→ **EXTRACTED MATERIAL**:
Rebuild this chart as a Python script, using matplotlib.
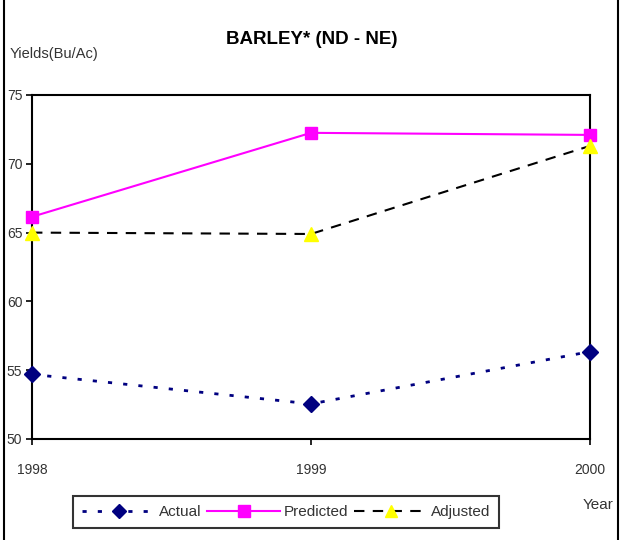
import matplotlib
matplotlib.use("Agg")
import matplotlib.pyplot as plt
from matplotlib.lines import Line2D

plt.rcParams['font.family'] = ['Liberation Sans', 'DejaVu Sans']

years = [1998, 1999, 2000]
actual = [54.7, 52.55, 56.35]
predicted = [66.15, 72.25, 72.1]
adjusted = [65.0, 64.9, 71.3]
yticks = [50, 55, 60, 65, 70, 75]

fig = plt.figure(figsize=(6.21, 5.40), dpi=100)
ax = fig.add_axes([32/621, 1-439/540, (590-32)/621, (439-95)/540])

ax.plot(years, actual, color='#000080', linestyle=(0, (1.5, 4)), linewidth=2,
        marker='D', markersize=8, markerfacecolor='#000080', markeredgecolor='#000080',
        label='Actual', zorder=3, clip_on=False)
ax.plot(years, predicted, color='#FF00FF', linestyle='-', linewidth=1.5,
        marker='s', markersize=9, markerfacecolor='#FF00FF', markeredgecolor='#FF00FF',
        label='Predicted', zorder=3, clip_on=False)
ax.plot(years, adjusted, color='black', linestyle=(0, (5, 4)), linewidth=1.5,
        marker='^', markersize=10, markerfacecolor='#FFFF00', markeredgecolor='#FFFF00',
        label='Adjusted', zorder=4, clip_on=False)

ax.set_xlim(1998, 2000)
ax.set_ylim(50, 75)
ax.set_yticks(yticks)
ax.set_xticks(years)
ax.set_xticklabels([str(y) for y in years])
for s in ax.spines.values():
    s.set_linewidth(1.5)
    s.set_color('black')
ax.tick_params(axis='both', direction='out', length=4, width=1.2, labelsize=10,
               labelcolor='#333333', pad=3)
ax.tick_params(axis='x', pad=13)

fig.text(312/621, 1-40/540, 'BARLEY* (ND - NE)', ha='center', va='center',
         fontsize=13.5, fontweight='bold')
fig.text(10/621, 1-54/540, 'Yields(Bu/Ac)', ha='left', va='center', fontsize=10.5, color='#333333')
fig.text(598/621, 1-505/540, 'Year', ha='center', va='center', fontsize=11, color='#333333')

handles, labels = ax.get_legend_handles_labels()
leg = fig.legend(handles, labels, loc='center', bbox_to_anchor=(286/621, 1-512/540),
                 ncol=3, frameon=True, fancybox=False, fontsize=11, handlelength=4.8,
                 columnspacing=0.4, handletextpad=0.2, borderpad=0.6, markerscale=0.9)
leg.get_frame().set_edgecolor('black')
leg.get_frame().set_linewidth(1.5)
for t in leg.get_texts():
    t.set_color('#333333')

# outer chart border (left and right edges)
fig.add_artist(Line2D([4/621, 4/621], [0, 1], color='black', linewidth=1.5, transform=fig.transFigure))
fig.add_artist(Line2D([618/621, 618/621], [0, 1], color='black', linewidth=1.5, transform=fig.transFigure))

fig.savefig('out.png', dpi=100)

---

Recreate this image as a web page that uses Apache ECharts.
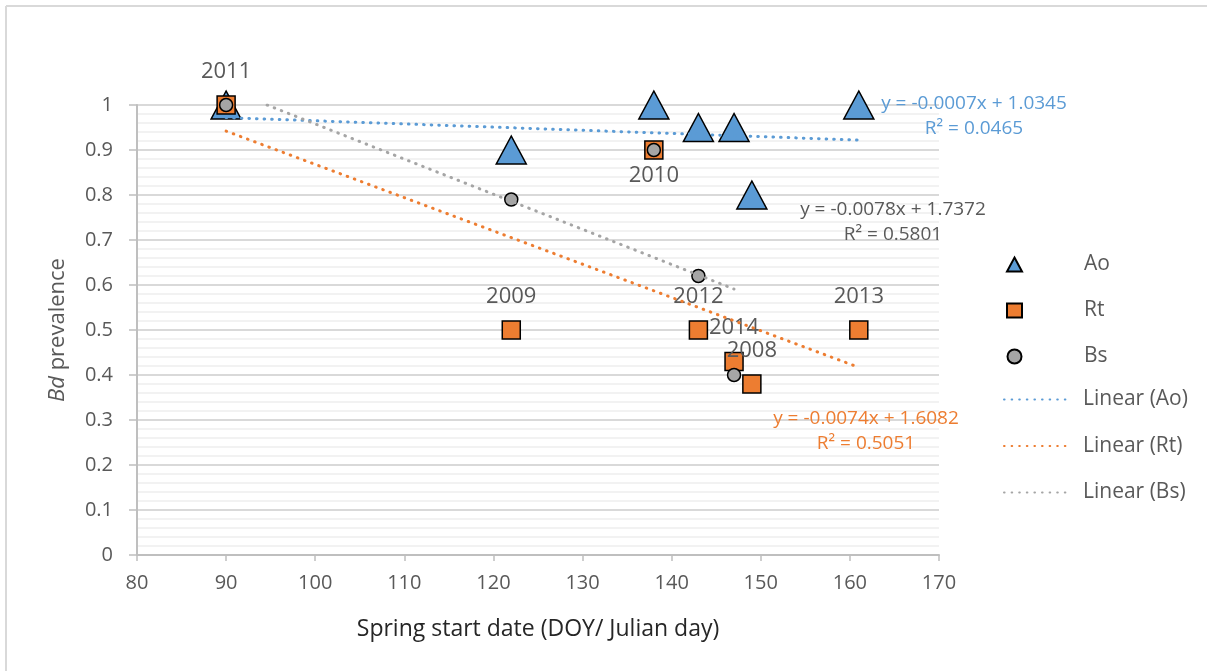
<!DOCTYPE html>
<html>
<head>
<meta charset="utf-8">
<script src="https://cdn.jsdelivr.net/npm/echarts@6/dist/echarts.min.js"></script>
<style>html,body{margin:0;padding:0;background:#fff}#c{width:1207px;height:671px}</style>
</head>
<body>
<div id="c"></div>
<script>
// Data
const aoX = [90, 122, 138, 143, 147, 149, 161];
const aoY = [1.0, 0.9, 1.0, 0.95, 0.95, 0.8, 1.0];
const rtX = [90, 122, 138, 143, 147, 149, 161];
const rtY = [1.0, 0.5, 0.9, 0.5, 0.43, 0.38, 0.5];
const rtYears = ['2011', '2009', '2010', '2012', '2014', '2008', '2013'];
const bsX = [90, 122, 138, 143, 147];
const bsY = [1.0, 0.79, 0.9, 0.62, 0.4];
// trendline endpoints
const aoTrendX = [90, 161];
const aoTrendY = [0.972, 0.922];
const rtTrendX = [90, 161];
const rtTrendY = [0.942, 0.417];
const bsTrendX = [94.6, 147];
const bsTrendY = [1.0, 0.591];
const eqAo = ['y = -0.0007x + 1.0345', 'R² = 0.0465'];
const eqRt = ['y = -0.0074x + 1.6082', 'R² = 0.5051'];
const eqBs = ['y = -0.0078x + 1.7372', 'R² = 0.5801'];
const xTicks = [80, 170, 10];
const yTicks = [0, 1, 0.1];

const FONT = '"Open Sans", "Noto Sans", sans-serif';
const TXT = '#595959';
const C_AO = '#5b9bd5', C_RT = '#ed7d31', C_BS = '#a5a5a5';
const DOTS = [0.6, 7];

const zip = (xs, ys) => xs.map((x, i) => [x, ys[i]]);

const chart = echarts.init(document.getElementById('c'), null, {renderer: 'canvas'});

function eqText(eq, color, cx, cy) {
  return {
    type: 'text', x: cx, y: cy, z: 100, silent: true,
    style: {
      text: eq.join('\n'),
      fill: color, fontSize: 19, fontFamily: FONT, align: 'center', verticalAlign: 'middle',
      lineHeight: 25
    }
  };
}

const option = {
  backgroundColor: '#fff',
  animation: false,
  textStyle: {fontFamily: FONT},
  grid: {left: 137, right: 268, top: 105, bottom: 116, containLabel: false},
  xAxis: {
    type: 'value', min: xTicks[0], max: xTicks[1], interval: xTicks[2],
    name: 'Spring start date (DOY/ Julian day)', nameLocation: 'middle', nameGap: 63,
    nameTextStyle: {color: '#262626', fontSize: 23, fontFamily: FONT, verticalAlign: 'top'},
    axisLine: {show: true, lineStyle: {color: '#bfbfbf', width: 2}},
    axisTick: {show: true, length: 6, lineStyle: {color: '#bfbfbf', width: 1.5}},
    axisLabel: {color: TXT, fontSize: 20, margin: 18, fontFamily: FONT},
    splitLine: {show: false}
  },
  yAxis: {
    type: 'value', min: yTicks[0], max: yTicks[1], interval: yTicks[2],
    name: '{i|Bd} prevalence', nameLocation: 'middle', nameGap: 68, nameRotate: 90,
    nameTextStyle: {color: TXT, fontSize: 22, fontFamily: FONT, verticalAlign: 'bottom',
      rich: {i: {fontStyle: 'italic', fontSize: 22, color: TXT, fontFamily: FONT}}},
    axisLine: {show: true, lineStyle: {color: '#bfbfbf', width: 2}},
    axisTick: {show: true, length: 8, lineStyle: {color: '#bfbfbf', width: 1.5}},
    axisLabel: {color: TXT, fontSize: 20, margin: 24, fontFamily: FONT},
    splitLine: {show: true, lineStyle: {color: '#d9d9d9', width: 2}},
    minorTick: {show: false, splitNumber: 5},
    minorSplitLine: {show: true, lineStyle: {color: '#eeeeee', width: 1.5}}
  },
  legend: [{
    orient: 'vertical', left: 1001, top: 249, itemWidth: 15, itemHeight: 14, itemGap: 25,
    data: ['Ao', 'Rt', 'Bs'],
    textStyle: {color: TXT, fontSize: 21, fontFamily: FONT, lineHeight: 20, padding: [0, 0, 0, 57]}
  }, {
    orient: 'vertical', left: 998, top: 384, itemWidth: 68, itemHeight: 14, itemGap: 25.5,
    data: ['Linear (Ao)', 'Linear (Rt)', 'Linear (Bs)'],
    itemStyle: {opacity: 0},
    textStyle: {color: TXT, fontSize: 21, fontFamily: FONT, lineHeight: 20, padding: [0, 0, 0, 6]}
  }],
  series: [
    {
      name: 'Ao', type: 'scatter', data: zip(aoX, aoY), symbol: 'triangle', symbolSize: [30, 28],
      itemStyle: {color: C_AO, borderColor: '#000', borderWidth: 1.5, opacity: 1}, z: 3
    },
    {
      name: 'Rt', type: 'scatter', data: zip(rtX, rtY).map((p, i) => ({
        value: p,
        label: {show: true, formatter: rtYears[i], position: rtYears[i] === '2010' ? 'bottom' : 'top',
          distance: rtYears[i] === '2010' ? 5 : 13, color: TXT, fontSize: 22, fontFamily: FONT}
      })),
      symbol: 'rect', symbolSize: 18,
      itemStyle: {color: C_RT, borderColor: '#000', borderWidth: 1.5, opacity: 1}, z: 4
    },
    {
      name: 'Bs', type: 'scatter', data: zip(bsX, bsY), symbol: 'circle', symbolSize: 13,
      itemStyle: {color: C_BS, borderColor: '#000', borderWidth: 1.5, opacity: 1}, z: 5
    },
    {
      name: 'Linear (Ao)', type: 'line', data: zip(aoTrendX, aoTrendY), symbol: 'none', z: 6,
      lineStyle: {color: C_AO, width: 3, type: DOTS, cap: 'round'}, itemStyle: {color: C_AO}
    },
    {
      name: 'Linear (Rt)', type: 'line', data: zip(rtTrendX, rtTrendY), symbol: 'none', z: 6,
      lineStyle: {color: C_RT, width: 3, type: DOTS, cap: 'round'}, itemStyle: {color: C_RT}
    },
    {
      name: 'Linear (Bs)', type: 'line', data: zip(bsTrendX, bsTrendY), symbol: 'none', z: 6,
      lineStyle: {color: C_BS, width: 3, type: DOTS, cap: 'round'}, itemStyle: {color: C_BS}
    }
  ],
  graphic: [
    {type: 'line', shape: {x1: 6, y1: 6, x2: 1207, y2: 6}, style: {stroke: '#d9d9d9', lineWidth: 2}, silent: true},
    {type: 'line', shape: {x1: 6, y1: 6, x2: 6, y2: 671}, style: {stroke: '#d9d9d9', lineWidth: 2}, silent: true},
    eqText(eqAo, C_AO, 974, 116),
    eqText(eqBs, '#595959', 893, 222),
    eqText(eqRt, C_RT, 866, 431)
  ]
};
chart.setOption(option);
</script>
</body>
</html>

→ **WHAT TO DO**: Leave out the pictures and give again exactly the lines from the one with "Rebuild this chart" through the one with "plt.rcParams['font.family'] = ['Liberation", and no others.

→ **EXPECTED ANSWER**:
Rebuild this chart as a Python script, using matplotlib.
import matplotlib
matplotlib.use("Agg")
import matplotlib.pyplot as plt
from matplotlib.lines import Line2D

plt.rcParams['font.family'] = ['Liberation Sans', 'DejaVu Sans']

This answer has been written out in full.